[Short problem]
Copy the lines of the data below exactly, starting at the first and stopping after the line that contains "const vMax = yTicks[yTicks.length - 1];"; include no pictures.

::::::::

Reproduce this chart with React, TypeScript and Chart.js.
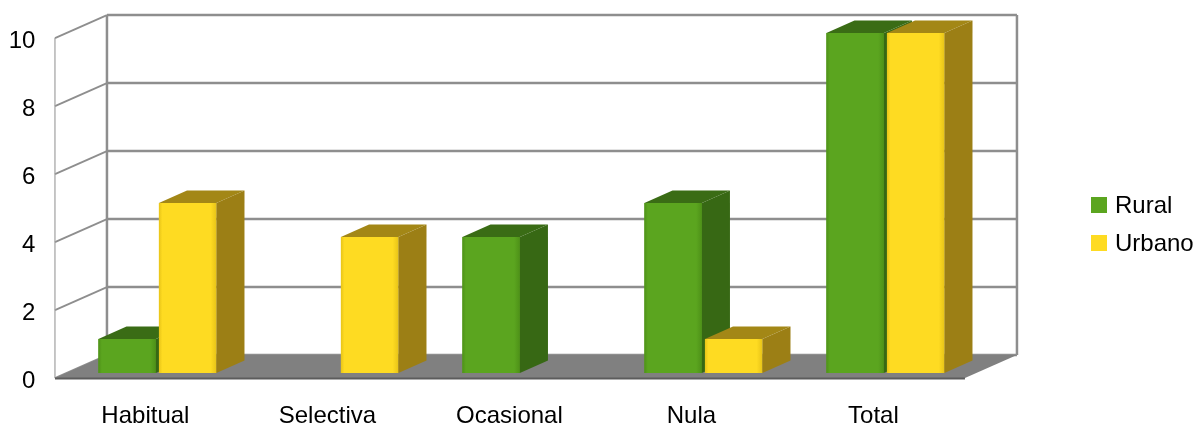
import React, { useEffect, useRef } from "react";
import { Chart, registerables } from "chart.js";

Chart.register(...registerables);

const categories = ["Habitual", "Selectiva", "Ocasional", "Nula", "Total"];
const seriesNames = ["Rural", "Urbano"];
const ruralValues = [1, 0, 4, 5, 10];
const urbanoValues = [5, 4, 0, 1, 10];
const yTicks = [0, 2, 4, 6, 8, 10];

// Face colours per series: front, side, top
const faceColors = [
  { front: "#5ba51f", dark: "#4e9118", side: "#376814", top: "#3a6c15" },
  { front: "#fedb22", dark: "#e8c418", side: "#9c7f15", top: "#a38716" },
];

// Depth vector of the box and where bars sit inside it
const DX = 52;
const DY = -23;
const F0 = 0.22;
const F1 = 0.76;

const FONT = "'Liberation Sans', Arial, sans-serif";

const box3d = {
  id: "box3d",
  beforeDatasetsDraw(chart: any) {
    const { ctx, chartArea } = chart;
    const ys = chart.scales.y;
    const fl = chartArea.left - F0 * DX;
    const fr = chartArea.right - F0 * DX;
    const fy = (v: number) => ys.getPixelForValue(v) - F0 * DY;
    const bl = fl + DX;
    const br = fr + DX;
    const by = (v: number) => fy(v) + DY;
    const vMin = yTicks[0];
    const vMax = yTicks[yTicks.length - 1];

    ctx.save();
    // back wall
    ctx.fillStyle = "#ffffff";
    ctx.fillRect(bl, by(vMax), br - bl, by(vMin) - by(vMax));
    // left wall
    ctx.beginPath();
    ctx.moveTo(fl, fy(vMax));
    ctx.lineTo(bl, by(vMax));
    ctx.lineTo(bl, by(vMin));
    ctx.lineTo(fl, fy(vMin));
    ctx.closePath();
    ctx.fill();

    // grid lines on both walls
    ctx.strokeStyle = "#8e8e8e";
    for (const v of yTicks) {
      ctx.lineWidth = 2.5;
      ctx.beginPath();
      ctx.moveTo(bl, by(v));
      ctx.lineTo(br, by(v));
      ctx.stroke();
      ctx.lineWidth = 1.8;
      ctx.beginPath();
      ctx.moveTo(fl, fy(v));
      ctx.lineTo(bl, by(v));
      ctx.stroke();
    }
    // wall edges
    ctx.lineWidth = 2.5;
    ctx.beginPath();
    ctx.moveTo(bl, by(vMin));
    ctx.lineTo(bl, by(vMax));
    ctx.moveTo(br, by(vMax));
    ctx.lineTo(br, by(vMin));
    ctx.stroke();
    ctx.lineWidth = 1.2;
    ctx.strokeStyle = "#a0a0a0";
    ctx.beginPath();
    ctx.moveTo(fl, fy(vMax));
    ctx.lineTo(fl, fy(vMin));
    ctx.stroke();

    // floor
    ctx.fillStyle = "#808080";
    ctx.beginPath();
    ctx.moveTo(fl, fy(vMin));
    ctx.lineTo(fr, fy(vMin));
    ctx.lineTo(br, by(vMin));
    ctx.lineTo(bl, by(vMin));
    ctx.closePath();
    ctx.fill();
    ctx.strokeStyle = "#5c5c5c";
    ctx.lineWidth = 2;
    ctx.beginPath();
    ctx.moveTo(fl, fy(vMin) + 0.5);
    ctx.lineTo(fr, fy(vMin) + 0.5);
    ctx.stroke();
    ctx.restore();
  },
  afterDatasetsDraw(chart: any) {
    const { ctx } = chart;
    const bw = F1 - F0;
    const ox = bw * DX;
    const oy = bw * DY;
    const metas = chart.data.datasets.map((_: any, i: number) => chart.getDatasetMeta(i));
    ctx.save();
    for (let c = 0; c < categories.length; c++) {
      for (let d = 0; d < metas.length; d++) {
        const el = metas[d].data[c];
        const value = chart.data.datasets[d].data[c];
        if (!el || !value) continue;
        const { x, y, base, width } = el.getProps(["x", "y", "base", "width"], true);
        const left = x - width / 2;
        const right = x + width / 2;
        const col = faceColors[d];

        // front face with slightly darker rims
        const g = ctx.createLinearGradient(left, 0, right, 0);
        g.addColorStop(0, col.dark);
        g.addColorStop(0.06, col.front);
        g.addColorStop(0.9, col.front);
        g.addColorStop(1, col.dark);
        ctx.fillStyle = g;
        ctx.fillRect(left, y, width, base - y);

        // top face
        ctx.fillStyle = col.top;
        ctx.beginPath();
        ctx.moveTo(left, y);
        ctx.lineTo(left + ox, y + oy);
        ctx.lineTo(right + ox, y + oy);
        ctx.lineTo(right, y);
        ctx.closePath();
        ctx.fill();

        // side face
        ctx.fillStyle = col.side;
        ctx.beginPath();
        ctx.moveTo(right, y);
        ctx.lineTo(right + ox, y + oy);
        ctx.lineTo(right + ox, base + oy);
        ctx.lineTo(right, base);
        ctx.closePath();
        ctx.fill();
      }
    }
    ctx.restore();
  },
  afterDraw(chart: any) {
    const { ctx } = chart;
    ctx.save();
    ctx.font = `24px ${FONT}`;
    ctx.textBaseline = "middle";
    ctx.textAlign = "left";
    const legendX = 1091;
    const legendY = [205, 243];
    chart.data.datasets.forEach((ds: any, i: number) => {
      ctx.fillStyle = faceColors[i].front;
      ctx.fillRect(legendX, legendY[i] - 8, 16, 16);
      ctx.fillStyle = "#000000";
      ctx.fillText(ds.label, legendX + 24, legendY[i] + 1);
    });
    ctx.restore();
  },
};

export default function App() {
  const canvasRef = useRef<HTMLCanvasElement | null>(null);

  useEffect(() => {
    if (!canvasRef.current) return;
    const chart = new Chart(canvasRef.current, {
      type: "bar",
      data: {
        labels: categories,
        datasets: [
          {
            label: seriesNames[0],
            data: ruralValues,
            backgroundColor: faceColors[0].front,
            categoryPercentage: 0.665,
            barPercentage: 0.95,
          },
          {
            label: seriesNames[1],
            data: urbanoValues,
            backgroundColor: faceColors[1].front,
            categoryPercentage: 0.665,
            barPercentage: 0.95,
          },
        ],
      },
      options: {
        responsive: false,
        devicePixelRatio: 1,
        animation: false,
        layout: { padding: { left: 0, top: 33, right: 222.6, bottom: 0 } },
        plugins: {
          legend: { display: false },
          tooltip: { enabled: false },
        },
        scales: {
          x: {
            grid: { display: false, drawTicks: false },
            border: { display: false },
            ticks: {
              color: "#000000",
              font: { family: FONT, size: 24 },
              padding: 29,
              labelOffset: -12,
              maxRotation: 0,
            },
            afterFit: (s: any) => {
              s.height = 52;
              s.paddingLeft = 0;
              s.paddingRight = 0;
            },
          },
          y: {
            min: 0,
            max: 10,
            grid: { display: false, drawTicks: false },
            border: { display: false },
            ticks: {
              stepSize: 2,
              color: "#000000",
              font: { family: FONT, size: 24 },
              padding: 31,
              labelOffset: 8,
            },
            afterFit: (s: any) => {
              s.width = 66.4;
              s.paddingTop = 0;
              s.paddingBottom = 0;
            },
          },
        },
      },
      plugins: [box3d],
    });
    return () => chart.destroy();
  }, []);

  return (
    <div style={{ position: "fixed", left: 0, top: 0, width: 1199, height: 425, background: "#ffffff" }}>
      <canvas ref={canvasRef} width={1199} height={425} />
    </div>
  );
}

::::::::

[The completed task]
Reproduce this chart with React, TypeScript and Chart.js.
import React, { useEffect, useRef } from "react";
import { Chart, registerables } from "chart.js";

Chart.register(...registerables);

const categories = ["Habitual", "Selectiva", "Ocasional", "Nula", "Total"];
const seriesNames = ["Rural", "Urbano"];
const ruralValues = [1, 0, 4, 5, 10];
const urbanoValues = [5, 4, 0, 1, 10];
const yTicks = [0, 2, 4, 6, 8, 10];

// Face colours per series: front, side, top
const faceColors = [
  { front: "#5ba51f", dark: "#4e9118", side: "#376814", top: "#3a6c15" },
  { front: "#fedb22", dark: "#e8c418", side: "#9c7f15", top: "#a38716" },
];

// Depth vector of the box and where bars sit inside it
const DX = 52;
const DY = -23;
const F0 = 0.22;
const F1 = 0.76;

const FONT = "'Liberation Sans', Arial, sans-serif";

const box3d = {
  id: "box3d",
  beforeDatasetsDraw(chart: any) {
    const { ctx, chartArea } = chart;
    const ys = chart.scales.y;
    const fl = chartArea.left - F0 * DX;
    const fr = chartArea.right - F0 * DX;
    const fy = (v: number) => ys.getPixelForValue(v) - F0 * DY;
    const bl = fl + DX;
    const br = fr + DX;
    const by = (v: number) => fy(v) + DY;
    const vMin = yTicks[0];
    const vMax = yTicks[yTicks.length - 1];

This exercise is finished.